(Figure scripts)
━━━━━━━━━━
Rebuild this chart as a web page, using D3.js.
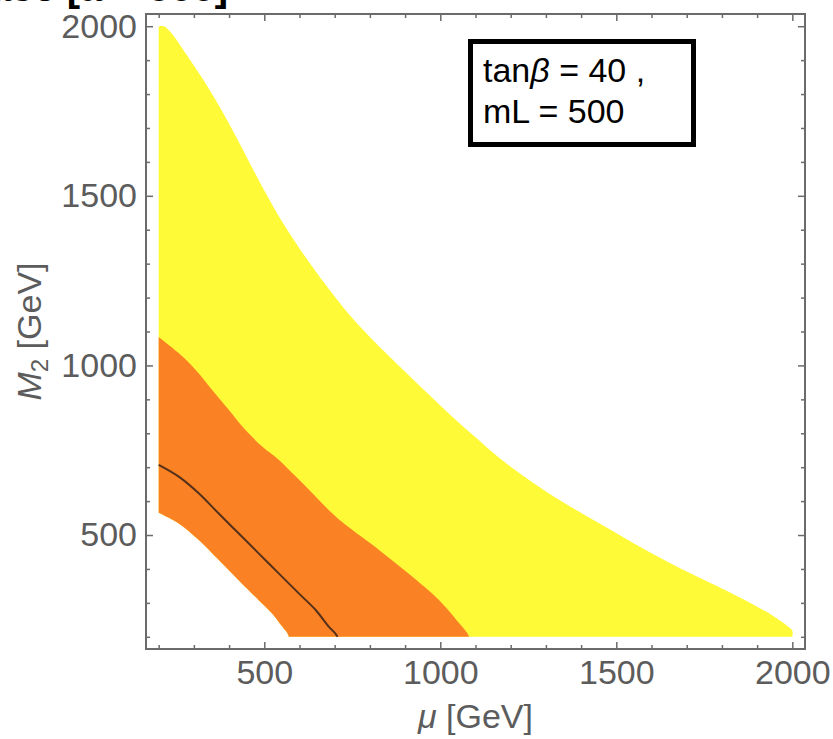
<!DOCTYPE html>
<html>
<head>
<meta charset="utf-8">
<script src="https://cdn.jsdelivr.net/npm/d3@7"></script>
<style>
  html, body { margin: 0; padding: 0; background: #fff; }
  svg { display: block; font-family: "Liberation Sans", Arial, Helvetica, sans-serif; }
</style>
</head>
<body>
<div id="chart"></div>
<script>
// Upper edge of the yellow region (mu, M2 in GeV)
const yellowMu = [200, 215, 240, 270, 300, 340, 380, 420, 460, 500, 550, 600, 650, 714, 750, 800, 850, 900, 950, 1000, 1050, 1100, 1169, 1250, 1350, 1454, 1549, 1644, 1738, 1834, 1891, 1948, 1986, 2000, 2000];
const yellowM2 = [2000, 2000, 1975, 1930, 1884, 1820, 1750, 1674, 1594, 1516, 1425, 1345, 1272, 1185, 1140, 1084, 1032, 981, 931, 882, 834, 788, 726, 664, 596, 533, 476, 422, 373, 325, 294, 260, 232, 218, 200];

// Upper edge of the orange region
const orangeUpMu = [200, 256, 304, 351, 399, 446, 494, 541, 589, 636, 683, 731, 826, 921, 997, 1054, 1076, 1082];
const orangeUpM2 = [1084, 1037, 988, 929, 869, 810, 761, 722, 673, 624, 574, 530, 456, 377, 308, 240, 212, 200];

// Lower edge of the orange region
const orangeLowMu = [200, 256, 313, 370, 427, 484, 522, 551, 566, 570];
const orangeLowM2 = [566, 535, 486, 427, 367, 308, 269, 230, 210, 200];

// Central contour line
const lineMu = [200, 256, 313, 370, 427, 484, 541, 598, 646, 683, 700, 708];
const lineM2 = [707, 673, 624, 564, 505, 446, 387, 328, 279, 230, 212, 200];

const xMajor = [500, 1000, 1500, 2000];
const yMajor = [500, 1000, 1500, 2000];
const minorTicks = d3.range(200, 2001, 100);

const width = 833, height = 739;
const plot = { left: 146, top: 14, right: 805, bottom: 649 };

const svg = d3.select('#chart')
    .append('svg')
    .attr('width', width)
    .attr('height', height);

const x = d3.scaleLinear().domain([164, 2036]).range([plot.left, plot.right]);
const y = d3.scaleLinear().domain([164, 2036]).range([plot.bottom, plot.top]);

svg.append('clipPath').attr('id', 'clip')
    .append('rect')
    .attr('x', plot.left).attr('y', plot.top)
    .attr('width', plot.right - plot.left)
    .attr('height', plot.bottom - plot.top);

const area = svg.append('g').attr('clip-path', 'url(#clip)');

const smooth = d3.line()
    .x(d => x(d[0]))
    .y(d => y(d[1]))
    .curve(d3.curveCatmullRom);

const pts = (mu, m2) => mu.map((m, i) => [m, m2[i]]);
// join several boundary pieces into one closed outline
const outline = (...pieces) => pieces.map((p, i) => {
    const d = smooth(p);
    return i === 0 ? d : 'L' + d.slice(1);
}).join('') + 'Z';

const yellowEdge = pts(yellowMu, yellowM2);
const upEdge = pts(orangeUpMu, orangeUpM2);
const lowEdge = pts(orangeLowMu, orangeLowM2);

// yellow region: from the lower orange edge up to the yellow edge
area.append('path')
    .attr('d', outline(yellowEdge, [[570, 200], [570, 200]], lowEdge.slice().reverse()))
    .attr('fill', '#fffa38');

// orange band
area.append('path')
    .attr('d', outline(upEdge, lowEdge.slice().reverse()))
    .attr('fill', '#fb8224');

// dark contour
area.append('path')
    .attr('d', smooth(pts(lineMu, lineM2)))
    .attr('fill', 'none')
    .attr('stroke', '#55301a')
    .attr('stroke-width', 2);

// Frame ticks (inward on all four sides)
const axisColor = '#6b6b6b';
function styleAxis(g) {
    g.select('.domain').remove();
    g.selectAll('line').attr('stroke', axisColor).attr('stroke-width', 1.5);
    g.selectAll('text')
        .attr('fill', '#5c5c5c')
        .style('font-size', '34px');
}

const xMinor = minorTicks.filter(v => !xMajor.includes(v));
const yMinor = minorTicks.filter(v => !yMajor.includes(v));

svg.append('g').attr('transform', `translate(0,${plot.bottom})`)
    .call(d3.axisBottom(x).tickValues(xMinor).tickSize(-4).tickFormat(''))
    .call(styleAxis);
svg.append('g').attr('transform', `translate(0,${plot.bottom})`)
    .call(d3.axisBottom(x).tickValues(xMajor).tickSize(-7).tickPadding(11).tickFormat(d3.format('d')))
    .call(styleAxis);
svg.append('g').attr('transform', `translate(0,${plot.top})`)
    .call(d3.axisTop(x).tickValues(xMinor).tickSize(-4).tickFormat(''))
    .call(styleAxis);
svg.append('g').attr('transform', `translate(0,${plot.top})`)
    .call(d3.axisTop(x).tickValues(xMajor).tickSize(-7).tickFormat(''))
    .call(styleAxis);

svg.append('g').attr('transform', `translate(${plot.left},0)`)
    .call(d3.axisLeft(y).tickValues(yMinor).tickSize(-4).tickFormat(''))
    .call(styleAxis);
svg.append('g').attr('transform', `translate(${plot.left},0)`)
    .call(d3.axisLeft(y).tickValues(yMajor).tickSize(-7).tickPadding(9).tickFormat(d3.format('d')))
    .call(styleAxis);
svg.append('g').attr('transform', `translate(${plot.right},0)`)
    .call(d3.axisRight(y).tickValues(yMinor).tickSize(-4).tickFormat(''))
    .call(styleAxis);
svg.append('g').attr('transform', `translate(${plot.right},0)`)
    .call(d3.axisRight(y).tickValues(yMajor).tickSize(-7).tickFormat(''))
    .call(styleAxis);

// frame
svg.append('rect')
    .attr('x', plot.left).attr('y', plot.top)
    .attr('width', plot.right - plot.left)
    .attr('height', plot.bottom - plot.top)
    .attr('fill', 'none')
    .attr('stroke', axisColor)
    .attr('stroke-width', 2);

// axis titles
const xTitle = svg.append('text')
    .attr('x', (plot.left + plot.right) / 2)
    .attr('y', 728)
    .attr('text-anchor', 'middle')
    .attr('fill', '#5c5c5c')
    .style('font-size', '34px');
xTitle.append('tspan').style('font-style', 'italic').text('μ');
xTitle.append('tspan').text(' [GeV]');

const yTitle = svg.append('text')
    .attr('transform', `translate(41,${(plot.top + plot.bottom) / 2}) rotate(-90)`)
    .attr('text-anchor', 'middle')
    .attr('fill', '#5c5c5c')
    .style('font-size', '34px');
yTitle.append('tspan').style('font-style', 'italic').text('M');
yTitle.append('tspan').attr('dy', 7).style('font-size', '24px').text('2');
yTitle.append('tspan').attr('dy', -7).text(' [GeV]');

// label box
svg.append('rect')
    .attr('x', 470.5).attr('y', 41.5)
    .attr('width', 223).attr('height', 103)
    .attr('fill', '#fff')
    .attr('stroke', '#000')
    .attr('stroke-width', 5);

const l1 = svg.append('text').attr('x', 483).attr('y', 82)
    .attr('fill', '#000').style('font-size', '34px');
l1.append('tspan').text('tan');
l1.append('tspan').style('font-style', 'italic').text('β');
l1.append('tspan').text(' = 40 ,');

svg.append('text').attr('x', 483).attr('y', 123)
    .attr('fill', '#000').style('font-size', '34px')
    .text('mL = 500');

// title, cut off at the top edge of the picture as in the original
svg.append('text')
    .attr('x', 228).attr('y', 1)
    .attr('text-anchor', 'end')
    .attr('fill', '#000')
    .style('font-size', '40px')
    .style('font-weight', 'bold')
    .text('Case [a = 500]');
</script>
</body>
</html>
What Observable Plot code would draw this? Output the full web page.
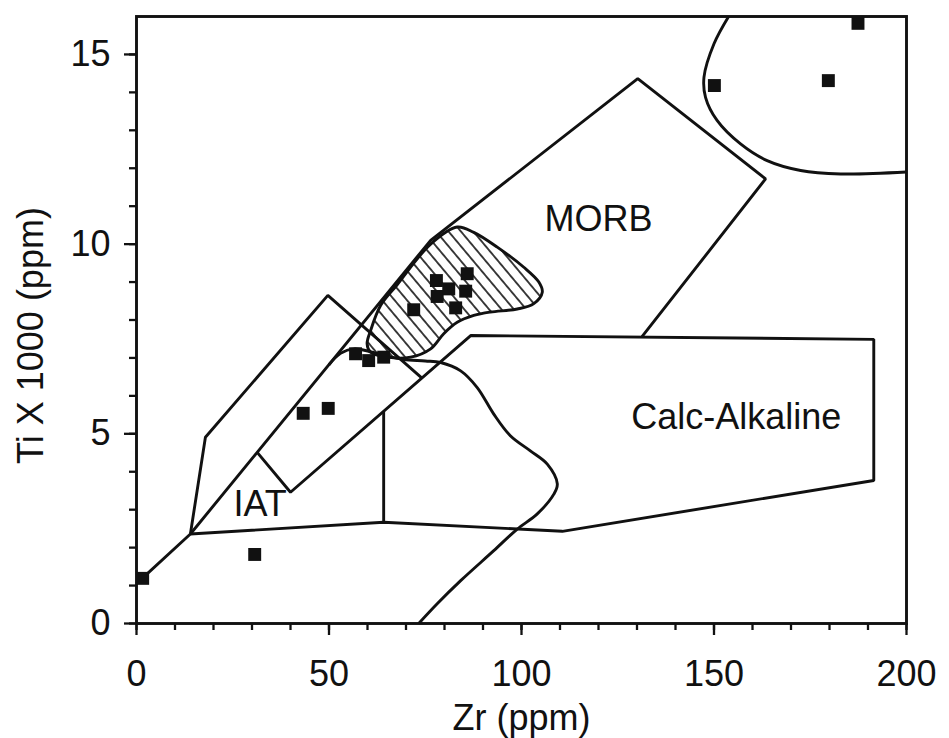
<!DOCTYPE html>
<html>
<head>
<meta charset="utf-8">
<script src="https://cdn.jsdelivr.net/npm/d3@7"></script>
<script src="https://cdn.jsdelivr.net/npm/@observablehq/plot@0.6"></script>
<style>
  html, body { margin: 0; padding: 0; background: #fff; }
</style>
</head>
<body>
<div id="chart"></div>
<script>
// ---------- data (Zr ppm on x, Ti x 1000 ppm on y) ----------
const sampleZr = [1.6, 30.7, 43.3, 49.8, 56.9, 60.3, 64.2, 72.0, 77.9, 78.1, 81.1, 85.9, 85.5, 82.9, 150.1, 179.7, 187.4];
const sampleTi = [1.19, 1.82, 5.54, 5.67, 7.11, 6.93, 7.02, 8.27, 9.04, 8.62, 8.82, 9.22, 8.76, 8.32, 14.18, 14.31, 15.82];

// MORB field outline
const morbZr = [0, 14.0, 76.4, 130.2, 163.4, 131.3];
const morbTi = [1.05, 2.36, 10.10, 14.36, 11.72, 7.56];

// Calc-alkaline field + lower boundary + left parallelogram edge
const calcZr = [14.0, 64.2, 110.6, 191.5, 191.5, 86.8, 40.0, 31.35];
const calcTi = [2.36, 2.67, 2.43, 3.77, 7.49, 7.59, 3.46, 4.51];
const dividerZr = [64.2, 64.2];
const dividerTi = [2.67, 5.60];

// IAT field
const iatZr = [14.0, 17.9, 49.7, 74.0];
const iatTi = [2.36, 4.91, 8.65, 6.48];

// curved boundary in the middle
const curveZr = [50.0, 53.0, 56.5, 60.5, 65.0, 69.4, 75.0, 79.0, 84.2, 88.5, 92.8, 97.1, 102.3, 106.7, 109.3, 108.4, 104.1, 98.9, 92.8, 84.2, 78.1, 73.3];
const curveTi = [6.82, 7.12, 7.24, 7.17, 7.05, 6.96, 6.92, 6.88, 6.66, 6.22, 5.52, 4.95, 4.55, 4.20, 3.68, 3.41, 2.89, 2.49, 1.92, 1.13, 0.52, 0];

// hatched field
const blobZr = [83.3, 76.4, 67.7, 63.4, 60.8, 59.9, 60.8, 65.1, 71.2, 76.4, 79.8, 83.3, 87.6, 91.9, 98.9, 103.2, 105.4, 104.5, 100.6, 93.7, 87.6];
const blobTi = [10.45, 10.0, 8.93, 8.38, 7.72, 7.37, 7.15, 7.02, 7.02, 7.24, 7.64, 7.94, 8.12, 8.21, 8.29, 8.43, 8.73, 9.00, 9.39, 9.92, 10.31];

// upper-right curved field
const upperZr = [153.8, 150.0, 147.4, 147.8, 150.8, 156.9, 163.8, 172.5, 182.9, 200];
const upperTi = [16.0, 15.28, 14.40, 13.87, 13.26, 12.64, 12.20, 11.94, 11.85, 11.90];

// field labels
const fieldNames = ["MORB", "Calc-Alkaline", "IAT"];
const fieldZr = [120.0, 155.8, 32.1];
const fieldTi = [10.66, 5.44, 3.15];

// ticks and titles
const majorZr = [0, 50, 100, 150, 200];
const minorZr = d3.range(0, 201, 10);
const majorTi = [0, 5, 10, 15];
const minorTi = d3.range(0, 16, 1);
const xTitle = "Zr (ppm)";
const yTitle = "Ti X 1000 (ppm)";

// ---------- chart ----------
const ink = "#111111";
const font = "'Liberation Sans', Arial, Helvetica, sans-serif";
const pts = (xs, ys) => xs.map((x, i) => ({x, y: ys[i]}));
const ls = {x: "x", y: "y", stroke: ink, strokeWidth: 2.9, strokeLinejoin: "miter", strokeLinecap: "butt"};

const chart = Plot.plot({
  width: 949,
  height: 738,
  marginLeft: 136,
  marginRight: 43,
  marginTop: 16,
  marginBottom: 115,
  x: {domain: [0, 200]},
  y: {domain: [0, 16]},
  style: {fontFamily: font, fontSize: "36px", color: ink, background: "#fff", overflow: "visible"},
  marks: [
    Plot.line(pts(blobZr, blobTi), {...ls, curve: "catmull-rom-closed", fill: "url(#hatch)"}),
    Plot.line(pts(morbZr, morbTi), ls),
    Plot.line(pts(calcZr, calcTi), ls),
    Plot.line(pts(dividerZr, dividerTi), ls),
    Plot.line(pts(iatZr, iatTi), ls),
    Plot.line(pts(curveZr, curveTi), {...ls, curve: "catmull-rom"}),
    Plot.line(pts(upperZr, upperTi), {...ls, curve: "catmull-rom"}),
    Plot.dot(pts(sampleZr, sampleTi), {x: "x", y: "y", symbol: "square", r: 7.3, fill: ink}),
    Plot.text(fieldNames, {x: (d, i) => fieldZr[i], y: (d, i) => fieldTi[i], text: d => d, fontSize: 36, fill: ink, lineAnchor: "middle", textAnchor: "middle"}),
    Plot.axisX({ticks: minorZr, tickSize: 7, tickFormat: () => "", strokeWidth: 2.3, label: null}),
    Plot.axisX({ticks: majorZr, tickSize: 12, tickPadding: 25, tickFormat: d => String(d), fontSize: 36, strokeWidth: 2.3, label: null}),
    Plot.axisY({ticks: minorTi, tickSize: 7, tickFormat: () => "", strokeWidth: 2.3, label: null}),
    Plot.axisY({ticks: majorTi, tickSize: 12, tickPadding: 14, tickFormat: d => String(d), fontSize: 36, strokeWidth: 2.3, label: null}),
    Plot.frame({stroke: ink, strokeWidth: 2.9}),
    Plot.text([xTitle], {frameAnchor: "bottom", text: d => d, dy: 94.5, fontSize: 36, lineAnchor: "middle", textAnchor: "middle", fill: ink}),
    Plot.text([yTitle], {frameAnchor: "left", text: d => d, rotate: -90, dx: -105.5, dy: 15.5, fontSize: 36, lineAnchor: "middle", textAnchor: "middle", fill: ink})
  ]
});

// hatch pattern definition
const svgEl = chart.tagName.toLowerCase() === "svg" ? chart : chart.querySelector("svg");
const ns = "http://www.w3.org/2000/svg";
const defs = document.createElementNS(ns, "defs");
const pat = document.createElementNS(ns, "pattern");
pat.setAttribute("id", "hatch");
pat.setAttribute("patternUnits", "userSpaceOnUse");
pat.setAttribute("width", "9.5");
pat.setAttribute("height", "9.5");
pat.setAttribute("patternTransform", "rotate(-40)");
const bg = document.createElementNS(ns, "rect");
bg.setAttribute("width", "9.5");
bg.setAttribute("height", "9.5");
bg.setAttribute("fill", "#fff");
const hl = document.createElementNS(ns, "line");
hl.setAttribute("x1", "4.75"); hl.setAttribute("y1", "-1");
hl.setAttribute("x2", "4.75"); hl.setAttribute("y2", "10.5");
hl.setAttribute("stroke", ink);
hl.setAttribute("stroke-width", "1.6");
pat.appendChild(bg);
pat.appendChild(hl);
defs.appendChild(pat);
svgEl.insertBefore(defs, svgEl.firstChild);

document.getElementById("chart").appendChild(chart);
</script>
</body>
</html>
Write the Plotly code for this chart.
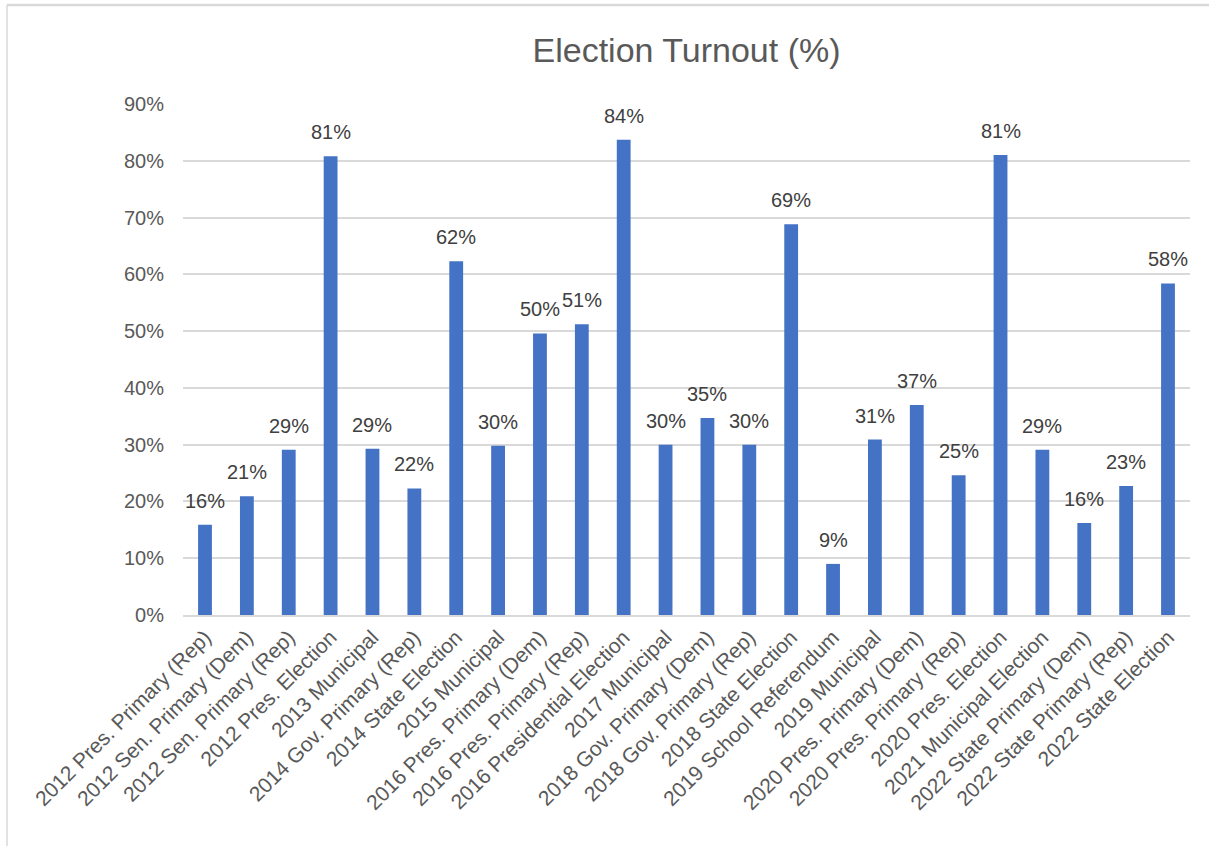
import plotly.graph_objects as go

categories = [
    "2012 Pres. Primary (Rep)", "2012 Sen. Primary (Dem)", "2012 Sen. Primary (Rep)",
    "2012 Pres. Election", "2013 Municipal", "2014 Gov. Primary (Rep)",
    "2014 State Election", "2015 Municipal", "2016 Pres. Primary (Dem)",
    "2016 Pres. Primary (Rep)", "2016 Presidential Election", "2017 Municipal",
    "2018 Gov. Primary (Dem)", "2018 Gov. Primary (Rep)", "2018 State Election",
    "2019 School Referendum", "2019 Municipal", "2020 Pres. Primary (Dem)",
    "2020 Pres. Primary (Rep)", "2020 Pres. Election", "2021 Municipal Election",
    "2022 State Primary (Dem)", "2022 State Primary (Rep)", "2022 State Election",
]
turnout = [
    15.9, 20.9, 29.1, 80.8, 29.3, 22.3, 62.3, 29.8, 49.6, 51.2, 83.7, 30.0,
    34.7, 30.0, 68.8, 9.0, 30.9, 37.0, 24.6, 81.0, 29.1, 16.2, 22.7, 58.4,
]
y_ticks = [0, 10, 20, 30, 40, 50, 60, 70, 80, 90]

FONT = "Liberation Sans"
W, H = 1209, 846
L, R, T, B = 183, 19, 104, 231
pw, ph = W - L - R, H - T - B

def px_x(x):
    return (x - L) / pw

def px_y(y):
    return (H - B - y) / ph

fig = go.Figure(
    go.Bar(
        x=categories,
        y=turnout,
        marker=dict(color="#4472C4", line=dict(width=0)),
        hoverinfo="skip",
    )
)

annotations = [
    dict(
        x=c, y=v, xref="x", yref="y",
        text=f"{round(v):d}%",
        showarrow=False,
        yanchor="bottom",
        xanchor="center",
        yshift=11,
        font=dict(family=FONT, size=20, color="#404040"),
    )
    for c, v in zip(categories, turnout)
]

fig.update_layout(
    width=W,
    height=H,
    margin=dict(l=L, r=R, t=T, b=B),
    paper_bgcolor="white",
    plot_bgcolor="white",
    bargap=0.67,
    showlegend=False,
    annotations=annotations,
    title=dict(
        text="Election Turnout (%)",
        x=0.5,
        xref="paper",
        xanchor="center",
        y=1 - 50 / H,
        yanchor="middle",
        font=dict(family=FONT, size=34, color="#595959"),
    ),
    xaxis=dict(
        tickangle=-45,
        tickfont=dict(family=FONT, size=21, color="#595959"),
        showgrid=False,
        showline=True,
        linecolor="#d9d9d9",
        linewidth=1.5,
        ticks="",
    ),
    yaxis=dict(
        range=[0, 90],
        tickvals=y_ticks,
        ticktext=[f"{v}%" for v in y_ticks],
        tickfont=dict(family=FONT, size=20, color="#595959"),
        showgrid=True,
        gridcolor="#d9d9d9",
        gridwidth=1.5,
        zeroline=False,
        showline=False,
        ticks="",
        ticklabelstandoff=18,
    ),
    shapes=[
        dict(type="line", xref="paper", yref="paper",
             x0=px_x(7), x1=px_x(1215), y0=px_y(5), y1=px_y(5),
             line=dict(color="#d9d9d9", width=2.5)),
        dict(type="line", xref="paper", yref="paper",
             x0=px_x(7), x1=px_x(7), y0=px_y(5), y1=px_y(850),
             line=dict(color="#d9d9d9", width=1.5)),
    ],
)

fig.write_html(
    "out.html",
    config={"displayModeBar": False},
    post_script="document.body.style.margin='0';document.body.style.padding='0';",
)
━━━━━━━━━━
* [What you need to do]: Above are records; repeat only the lines from the line with "Write the Plotly code for this chart." through the line with "import plotly.graph_objects as go", and leave pictures out.

* [Written response]:
Write the Plotly code for this chart.
import plotly.graph_objects as go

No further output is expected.